En 2006, paraît en France aux éditions Alia un ouvrage de l'historien étasunien Mike Davis, Au-delà de Blade Runner : Los Angeles et l'imagination du désastre. Ce court ouvrage reprend en fait un seul chapitre d'un précédent livre de l'auteur publié au milieu des années 90 (City of Quartz : Los Angeles, capitale du futur), rédigé après les émeutes provoquées par l'acquittement de policiers blancs accusés d'avoir passé à tabac un jeune africain-américain, Rodney King. Mike Davis y décrit alors avec précision la géographie de cette ville tentaculaire, ainsi que la sociologie de ses quartiers, en n'hésitant jamais à convoquer des références cinématographiques (Blade Runner de Ridley Scott) et littéraires (Octavia Butler).
Écrit en 1993, La Parabole du semeur commence en 2024 dans une petite ville fictive près de Los Angeles, Robledo, et prend la forme d'un journal de bord tenu par Lauren, une fille de pasteur baptiste. Celle-ci y fait alors la description par le menu de son environnement.

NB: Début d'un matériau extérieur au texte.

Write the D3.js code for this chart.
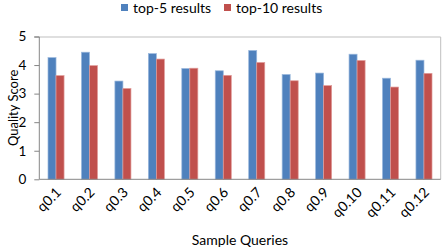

La ville s'est auto-organisée en quartiers, les habitants se sont retranchés derrière des murs pour se protéger des pillards et des mendiants. Les services publics sont devenus payants : au moindre incendie comme au moindre crime, les habitants préfèrent majoritairement résoudre eux-mêmes le problème par manque d'argent. Les feux sont fréquents et facilités par la sécheresse (il n'a pas plu depuis des années), et même parfois déclenchés sous l'effet d'une drogue qui rend pyromane celui ou celle qui en consomme. Le climat est à la violence sociale et aux crimes d'une large frange de la population sans travail, délaissée par une classe politique qui voudrait rétablir une forme d'esclavagisme moderne. Le président élu promeut la destruction des aides sociales pour les plus démunis et la "simplification" du droit de travail pour permettre aux entreprises d’embaucher dans des conditions de précarité extrême leurs employés (comme leur salaire est insuffisant, ils s'endettent et tombent sous la coupe directe de leurs employeurs).
Lauren est également dotée d'une sorte de pouvoir, l'hyper-empathie. Elle ressent de façon aigüe en effet la souffrance des gens comme celle des chiens abattus après être retournés à l'état sauvage. Lauren a surtout depuis son plus jeune âge une vision du monde radicalement différente de son père religieux. Elle développe alors un nouveau concept du Divin avec, au centre, une notion importante, celle de changement. Lauren sent bien que l'équilibre précaire du monde pourrait s'effondrer du jour au lendemain, irrépressiblement et elle s'y prépare, autant mentalement que physiquement. Ce jour va arriver plus tôt que prévu...
Ce roman, le premier volume d'un diptyque, a été écrit alors que le climat de l'époque était délétère, saturé par le supplice de Rodney King. La vie à Robledo est éprouvante et y survivre exige un contrôle de chaque instant. Au milieu du maelstrom, Lauren trouve dans un courant de pensée tramé depuis son plus jeune âge une manière neuve d'être et d'agir qui redonnerait à la communauté un grand élan libérateur. Si la Terre est au cœur du système, pourquoi ne pas viser plus loin, les étoiles peut-être ?
Par cette démarche originale, Octavia Butler fait sa grande entrée dans un courant de la science-fiction qui a également traversé d'autres arts comme la musique : l'afro-futurisme, si bien décrit dans le livre de Frédéric Neyrat, L'Ange Noir de l'Histoire. Avec l'afro-futurisme, la condition noire permet d'affronter les catastrophes à venir depuis un passé qui les aura déjà vues arriver.